Institutions teach us to "believe" that grown men who require the same amount of love as a an orphan or a monkey to maintain their level of "sanity" by not completely destroying their own mental "e-mail" system, should be called "cowards," even though the person who is convicted of being a coward faces not only death, but public shame as well; and if they are particularly well known, perhaps even infamy.   When in fact what had really happened to these men was that they had simply run out of hate, which is the sugar of the brain, and needed to love, the vitamins and nutrients of our brain, and be loved in return, which is like sunlight to our soul. 

We saw this occur in mass in the trenches of World War I. Known as The Christmas truce of 1914, men who had all simply run out of hate for their fellow man began a series of widespread unofficial ceasefires along the Western Front. They climbed out of their holes, and wandered into no-man's land between their trenches, the killing floor of their allegiances, with a desire for nothing more than to be purely human for Christmas. The ring leaders were all court-martialed, of course, for failing to keep their men from acting like anything but machines for God and country. For in the army, one can only demonstrate their love and courage for God and country, through their unflagging devotion to kill and die hating anyone who is ordered to do the same thing for their own God and country. 

I don't know about you, but that "coward" for patriotism and dogmatism is a martyr for the love of life and others above all other things.

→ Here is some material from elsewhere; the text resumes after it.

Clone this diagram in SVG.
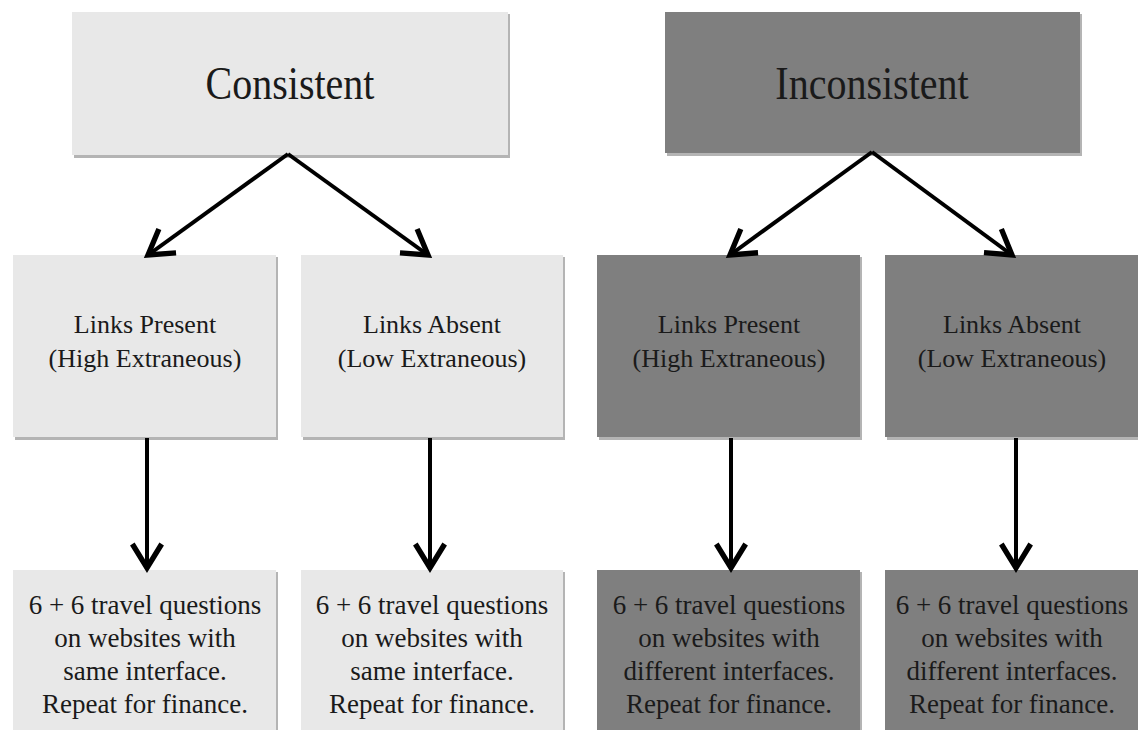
<svg xmlns="http://www.w3.org/2000/svg" width="1138" height="730" viewBox="0 0 1138 730">
<style>
.light{fill:#e8e8e8}
.dark{fill:#7f7f7f}
.sh{fill:#b4b4b4}
text{font-family:"Liberation Serif","DejaVu Serif","Noto Serif",serif;fill:#1a1a1a;text-anchor:middle}
.title{font-size:40px}
.mid{font-size:26px}
.bot{font-size:27px}
.conn{stroke:#000;stroke-width:4;fill:none}
</style>
<defs>
<marker id="ah" markerUnits="userSpaceOnUse" markerWidth="40" markerHeight="40" viewBox="-22 -15 26 30" refX="0" refY="0" orient="auto">
<path d="M-18,-11 L0,0 L-18,11" fill="none" stroke="#000" stroke-width="4" stroke-linejoin="miter"/>
</marker>
</defs>
<rect width="1138" height="730" fill="#fff"/>
<g id="consistent">
<rect class="sh" x="74" y="14" width="436" height="144"/>
<rect class="light" x="72" y="12" width="436" height="143"/>
<text class="title" x="0" y="0" transform="translate(290,99) scale(1,1.15)">Consistent</text>
</g>
<g id="inconsistent">
<rect class="sh" x="667" y="14" width="415" height="142"/>
<rect class="dark" x="665" y="12" width="415" height="141"/>
<text class="title" x="0" y="0" transform="translate(872,99) scale(1,1.15)">Inconsistent</text>
</g>
<g id="c-present">
<rect class="sh" x="15" y="257" width="263" height="183"/>
<rect class="light" x="13" y="255" width="263" height="182"/>
<text class="mid" x="145" y="333">Links Present</text>
<text class="mid" x="145" y="367">(High Extraneous)</text>
</g>
<g id="c-absent">
<rect class="sh" x="303" y="257" width="262" height="183"/>
<rect class="light" x="301" y="255" width="262" height="182"/>
<text class="mid" x="432" y="333">Links Absent</text>
<text class="mid" x="432" y="367">(Low Extraneous)</text>
</g>
<g id="i-present">
<rect class="sh" x="599" y="257" width="263" height="183"/>
<rect class="dark" x="597" y="255" width="263" height="182"/>
<text class="mid" x="729" y="333">Links Present</text>
<text class="mid" x="729" y="367">(High Extraneous)</text>
</g>
<g id="i-absent">
<rect class="sh" x="887" y="257" width="253" height="183"/>
<rect class="dark" x="885" y="255" width="253" height="182"/>
<text class="mid" x="1012" y="333">Links Absent</text>
<text class="mid" x="1012" y="367">(Low Extraneous)</text>
</g>
<g id="c-present-q">
<rect class="sh" x="15" y="572" width="263" height="160"/>
<rect class="light" x="13" y="570" width="263" height="160"/>
<text class="bot" x="145" y="614">6 + 6 travel questions</text>
<text class="bot" x="145" y="647">on websites with</text>
<text class="bot" x="145" y="680">same interface.</text>
<text class="bot" x="145" y="713">Repeat for finance.</text>
</g>
<g id="c-absent-q">
<rect class="sh" x="303" y="572" width="262" height="160"/>
<rect class="light" x="301" y="570" width="262" height="160"/>
<text class="bot" x="432" y="614">6 + 6 travel questions</text>
<text class="bot" x="432" y="647">on websites with</text>
<text class="bot" x="432" y="680">same interface.</text>
<text class="bot" x="432" y="713">Repeat for finance.</text>
</g>
<g id="i-present-q">
<rect class="sh" x="599" y="572" width="263" height="160"/>
<rect class="dark" x="597" y="570" width="263" height="160"/>
<text class="bot" x="729" y="614">6 + 6 travel questions</text>
<text class="bot" x="729" y="647">on websites with</text>
<text class="bot" x="729" y="680">different interfaces.</text>
<text class="bot" x="729" y="713">Repeat for finance.</text>
</g>
<g id="i-absent-q">
<rect class="sh" x="887" y="572" width="253" height="160"/>
<rect class="dark" x="885" y="570" width="253" height="160"/>
<text class="bot" x="1012" y="614">6 + 6 travel questions</text>
<text class="bot" x="1012" y="647">on websites with</text>
<text class="bot" x="1012" y="680">different interfaces.</text>
<text class="bot" x="1012" y="713">Repeat for finance.</text>
</g>
<g id="connectors">
<line class="conn" x1="288" y1="154" x2="148" y2="255" marker-end="url(#ah)"/>
<line class="conn" x1="288" y1="154" x2="428" y2="255" marker-end="url(#ah)"/>
<line class="conn" x1="872" y1="152" x2="730" y2="255" marker-end="url(#ah)"/>
<line class="conn" x1="872" y1="152" x2="1012" y2="255" marker-end="url(#ah)"/>
<line class="conn" x1="147" y1="438" x2="147" y2="568" marker-end="url(#ah)"/>
<line class="conn" x1="430" y1="438" x2="430" y2="568" marker-end="url(#ah)"/>
<line class="conn" x1="731" y1="438" x2="731" y2="568" marker-end="url(#ah)"/>
<line class="conn" x1="1016" y1="438" x2="1016" y2="568" marker-end="url(#ah)"/>
</g>
</svg>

And this is just as courageous as being crucified for the love of humanity overall all other divisive distinctions we dream up and come to depend upon, out of an addiction to our fears of others masquerading as a love of God, so often called "religion." 

The world doesn't need the "courage" of which Lewis speaks, which has only sacrificed countless billions to the greatness of one brand of beliefs and ideas or another, it needs cowards; cowards who are so terrified of hate in all of its forms and disguises, that they are courageous enough to love humanity as their only begotten family, to which they have the privilege to belong, but of which they are also ashamed of as well, for what we have become as a race of homo sapiens.  

And out of a love for that privilege, however daunting the mountain looks they must climb or the weight of the cross they must carry,  they work and pray to amend for that shame; and to be forgiven by life itself, for failing to appreciate it for others as much as oneself, over everything else, and especially over death with honor, for one brand of beliefs or another.